Progress on high current pulse transmission based on the Primary Test Stand

Abstract

High efficiency pulse current transmission is critical important for inertial confinement fusion (ICF), dynamic material property research and other high energy density physics experiments, in which current density in several MA/cm will achieved on the electrode surface near the load. Independent on power generation, high current pulse transmission to load has to deal with structural transition in transmission line, massive electrons/ions insulation, ~MA/cm current density, megagauss (MG) magnetic field and its diffuse into conductor. The current loss across transition and the penetration of MG magnetic fields into conductors may cause anode-cathode gap closure, and even transmission failure. In order to understand the pulse transmission property in MA/cm range, two types of experiments were carried out on the Primary Test Stand.
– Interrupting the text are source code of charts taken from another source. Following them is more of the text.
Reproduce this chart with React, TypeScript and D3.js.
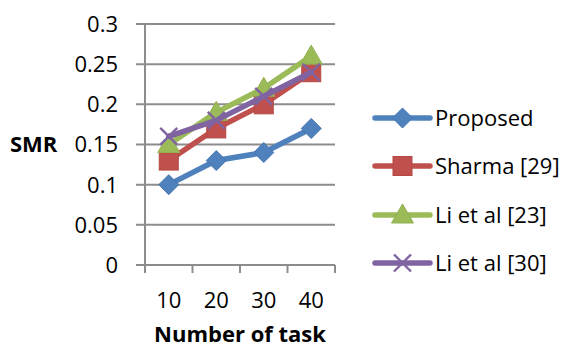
import React from "react";
import * as d3 from "d3";

// Series data: SMR by number of tasks
const categories = ["10", "20", "30", "40"];
const proposed = [0.1, 0.13, 0.14, 0.17];
const sharma = [0.13, 0.17, 0.2, 0.24];
const li23 = [0.15, 0.19, 0.22, 0.26];
const li30 = [0.16, 0.18, 0.21, 0.24];
const yTicks = [0, 0.05, 0.1, 0.15, 0.2, 0.25, 0.3];
const yTickLabels = ["0", "0.05", "0.1", "0.15", "0.2", "0.25", "0.3"];
const seriesNames = ["Proposed", "Sharma [29]", "Li et al [23]", "Li et al [30]"];

type Shape = "diamond" | "square" | "triangle" | "cross";
const styles: { color: string; edge: string; shape: Shape }[] = [
  { color: "#4F81BD", edge: "#4676B0", shape: "diamond" },
  { color: "#C0504D", edge: "#B54844", shape: "square" },
  { color: "#9BBB59", edge: "#92B050", shape: "triangle" },
  { color: "#8064A2", edge: "#8064A2", shape: "cross" },
];

const FONT = "'Open Sans', 'Noto Sans', sans-serif";

function Marker({ x, y, shape, color, edge }: { x: number; y: number; shape: Shape; color: string; edge: string }) {
  if (shape === "diamond") {
    const r = 10;
    return <path d={`M${x},${y - r}L${x + r},${y}L${x},${y + r}L${x - r},${y}Z`} fill={color} stroke={edge} strokeWidth={1} />;
  }
  if (shape === "square") {
    const h = 9.5;
    return <rect x={x - h} y={y - h} width={2 * h} height={2 * h} fill={color} stroke={edge} strokeWidth={1} />;
  }
  if (shape === "triangle") {
    return <path d={`M${x},${y - 11}L${x + 11},${y + 8}L${x - 11},${y + 8}Z`} fill={color} stroke={edge} strokeWidth={1} />;
  }
  const c = 8.5;
  return (
    <path d={`M${x - c},${y - c}L${x + c},${y + c}M${x - c},${y + c}L${x + c},${y - c}`} stroke={color} strokeWidth={2.4} fill="none" />
  );
}

export default function App() {
  const width = 570;
  const height = 349;
  const x0 = 145;
  const x1 = 335;
  const yBottom = 265;
  const yTop = 24;

  const x = d3.scaleBand<string>().domain(categories).range([x0, x1]);
  const y = d3.scaleLinear().domain([0, 0.3]).range([yBottom, yTop]);
  const cx = (c: string) => (x(c) as number) + x.bandwidth() / 2;

  const allSeries = [proposed, sharma, li23, li30];
  const line = d3
    .line<number>()
    .x((_, i) => cx(categories[i]))
    .y((d) => y(d));

  const gridColor = "#8C8C8C";
  const legendX0 = 375;
  const legendX1 = 430;
  const legendY = [118, 166, 215, 263];

  return (
    <svg width={width} height={height} style={{ position: "absolute", left: 0, top: 0, background: "#fff" }}>
      {/* gridlines with left tick marks */}
      {yTicks.map((t) => (
        <line key={t} x1={x0 - 9} x2={x1} y1={y(t)} y2={y(t)} stroke={gridColor} strokeWidth={2} />
      ))}
      {/* y axis */}
      <line x1={x0} x2={x0} y1={yTop} y2={yBottom} stroke={gridColor} strokeWidth={2} />
      {/* x axis tick marks at band edges */}
      {[...categories.map((c) => x(c) as number), x1].map((p, i) => (
        <line key={i} x1={p} x2={p} y1={yBottom} y2={yBottom + 8} stroke={gridColor} strokeWidth={2} />
      ))}
      {/* y tick labels */}
      {yTicks.map((t, i) => (
        <text key={t} x={118} y={y(t)} dy="0.36em" textAnchor="end" fontFamily={FONT} fontSize={22} fill="#000">
          {yTickLabels[i]}
        </text>
      ))}
      {/* x tick labels */}
      {categories.map((c) => (
        <text key={c} x={cx(c)} y={308} textAnchor="middle" fontFamily={FONT} fontSize={22} fill="#000">
          {c}
        </text>
      ))}
      {/* axis titles */}
      <text x={10} y={152} fontFamily={FONT} fontWeight="bold" fontSize={22} fill="#000">
        SMR
      </text>
      <text x={240} y={342} textAnchor="middle" fontFamily={FONT} fontWeight="bold" fontSize={22} fill="#000">
        Number of task
      </text>
      {/* series */}
      {allSeries.map((s, si) => (
        <g key={si}>
          <path d={line(s) || ""} fill="none" stroke={styles[si].color} strokeWidth={5.5} strokeLinejoin="round" strokeLinecap="round" />
          {s.map((v, i) => (
            <Marker key={i} x={cx(categories[i])} y={y(v)} shape={styles[si].shape} color={styles[si].color} edge={styles[si].edge} />
          ))}
        </g>
      ))}
      {/* legend */}
      {seriesNames.map((n, i) => (
        <g key={n}>
          <line x1={legendX0} x2={legendX1} y1={legendY[i]} y2={legendY[i]} stroke={styles[i].color} strokeWidth={5.5} strokeLinecap="round" />
          <Marker x={(legendX0 + legendX1) / 2} y={legendY[i]} shape={styles[i].shape} color={styles[i].color} edge={styles[i].edge} />
          <text x={435} y={legendY[i]} dy="0.36em" fontFamily={FONT} fontSize={22} fill="#000">
            {n}
          </text>
        </g>
      ))}
    </svg>
  );
}
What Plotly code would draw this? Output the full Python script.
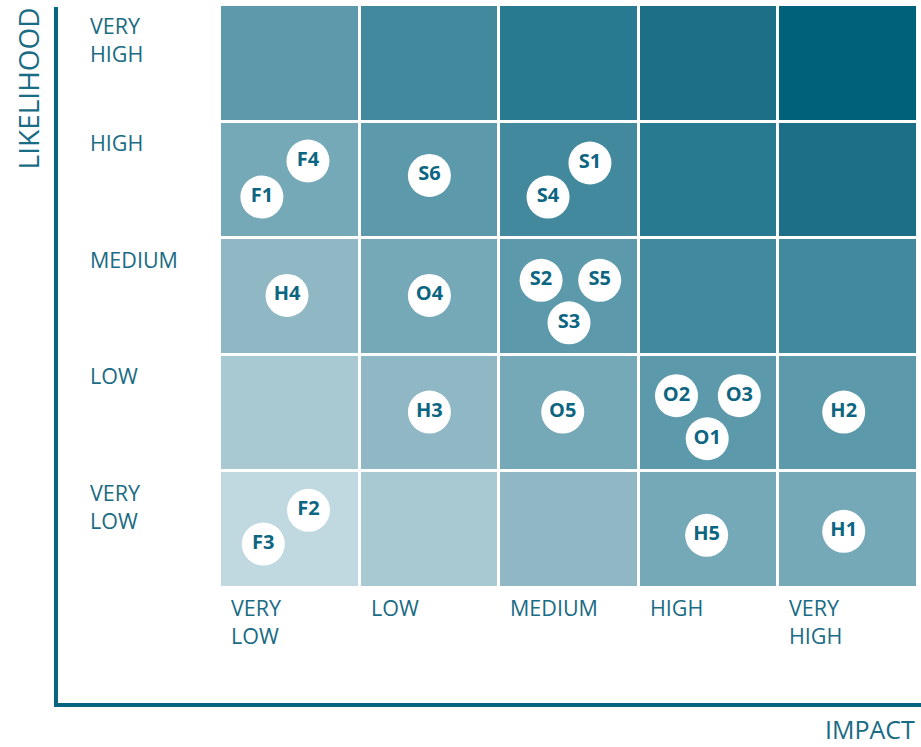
import plotly.graph_objects as go

# ---- data ----
impact_labels = ["VERY<br>LOW", "LOW", "MEDIUM", "HIGH", "VERY<br>HIGH"]
likelihood_labels = ["VERY<br>LOW", "LOW", "MEDIUM", "HIGH", "VERY<br>HIGH"]

# severity level of each cell (rows: likelihood VERY LOW -> VERY HIGH, cols: impact)
severity = [
    [0, 1, 2, 3, 3],
    [1, 2, 3, 4, 4],
    [2, 3, 4, 5, 5],
    [3, 4, 5, 6, 7],
    [4, 5, 6, 7, 8],
]
severity_colors = ["#c0d9e0", "#a8c8d2", "#8fb7c4", "#76a9b8", "#5c99aa",
                   "#43899e", "#287a90", "#1c6f87", "#00617b"]

risk_ids = ["F4", "F1", "S6", "S1", "S4", "H4", "O4", "S2", "S5", "S3",
            "H3", "O5", "O2", "O3", "O1", "H2", "F2", "F3", "H5", "H1"]
risk_impact = [0.13, -0.20, 1.00, 2.15, 1.85, -0.02, 1.00, 1.80, 2.22, 2.00,
               1.00, 1.955, 2.77, 3.22, 2.99, 3.968, 0.134, -0.19, 2.986, 3.968]
risk_likelihood = [3.162, 2.853, 3.038, 3.145, 2.853, 2.009, 2.009, 2.139, 2.139, 1.774,
                   1.009, 1.009, 1.149, 1.149, 0.78, 1.009, 0.166, -0.123, -0.048, -0.014]

# ---- styles ----
TEXT = "#1a6b84"
AXIS = "#05647f"
FONT = "Open Sans"

n = len(severity_colors)
colorscale = [[i / (n - 1), c] for i, c in enumerate(severity_colors)]

fig = go.Figure()
fig.add_trace(go.Heatmap(
    z=severity, x=list(range(5)), y=list(range(5)),
    colorscale=colorscale, zmin=0, zmax=n - 1, showscale=False,
    xgap=3, ygap=3, hoverinfo="skip",
))
fig.add_trace(go.Scatter(
    x=risk_impact, y=risk_likelihood, mode="markers+text",
    text=risk_ids, textposition="middle center",
    marker=dict(size=43, color="white", line=dict(width=0)),
    textfont=dict(family=FONT, size=20, color="#0d6681", weight=700),
    hoverinfo="text", showlegend=False, cliponaxis=False,
))

annotations = []
for i, lab in enumerate(likelihood_labels):
    annotations.append(dict(
        xref="paper", yref="y", x=-0.189, y=i + 0.462,
        xanchor="left", yanchor="top", text=lab, showarrow=False, align="left",
        font=dict(family=FONT, size=21.5, color=TEXT),
    ))
for i, lab in enumerate(impact_labels):
    annotations.append(dict(
        xref="x", yref="paper", x=i - 0.435, y=-0.006,
        xanchor="left", yanchor="top", text=lab, showarrow=False, align="left",
        font=dict(family=FONT, size=21.5, color=TEXT),
    ))
annotations.append(dict(
    xref="paper", yref="paper", x=-0.275, y=0.857, text="LIKELIHOOD",
    textangle=-90, showarrow=False, xanchor="center", yanchor="middle",
    font=dict(family=FONT, size=28, color=TEXT),
))
annotations.append(dict(
    xref="paper", yref="paper", x=0.9986, y=-0.2419, text="IMPACT",
    showarrow=False, xanchor="right", yanchor="middle",
    font=dict(family=FONT, size=25, color=TEXT),
))

shapes = [
    dict(type="line", xref="paper", yref="paper", x0=-0.235, x1=-0.235,
         y0=0.9966, y1=-0.2041, line=dict(color=AXIS, width=4)),
    dict(type="line", xref="paper", yref="paper", x0=-0.2378, x1=1.0043,
         y0=-0.2007, y1=-0.2007, line=dict(color=AXIS, width=4)),
]

fig.update_layout(
    width=921, height=747,
    margin=dict(l=220, r=3, t=5, b=159),
    paper_bgcolor="white", plot_bgcolor="white",
    xaxis=dict(range=[-0.5, 4.5], showgrid=False, zeroline=False,
               showticklabels=False, ticks="", fixedrange=True),
    yaxis=dict(range=[-0.5, 4.5], showgrid=False, zeroline=False,
               showticklabels=False, ticks="", fixedrange=True),
    annotations=annotations, shapes=shapes, showlegend=False,
)

fig.write_html(
    "out.html",
    config={"displayModeBar": False},
    post_script="document.body.style.margin='0px';document.body.style.overflow='hidden';",
)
In the stainless steel electrode transmission experiments, the expansion velocity of conductor at several MG magnetic field was recorded with displacement interferometer system and the evolution process of dense plasma were recorded by shadowgraphy system. One dimensional magneto-hydrodynamics (MHD) simulations to the experiments were carried out and a threshold magnetic field of 3.3 MG for thermal plasma formation was inferred for stainless steel. In the coaxial-conical transition experiment, current transmission efficiency under MA/cm current density was derived for different states. In this paper, the pulsed power platform, the experimental designs and results will be presented.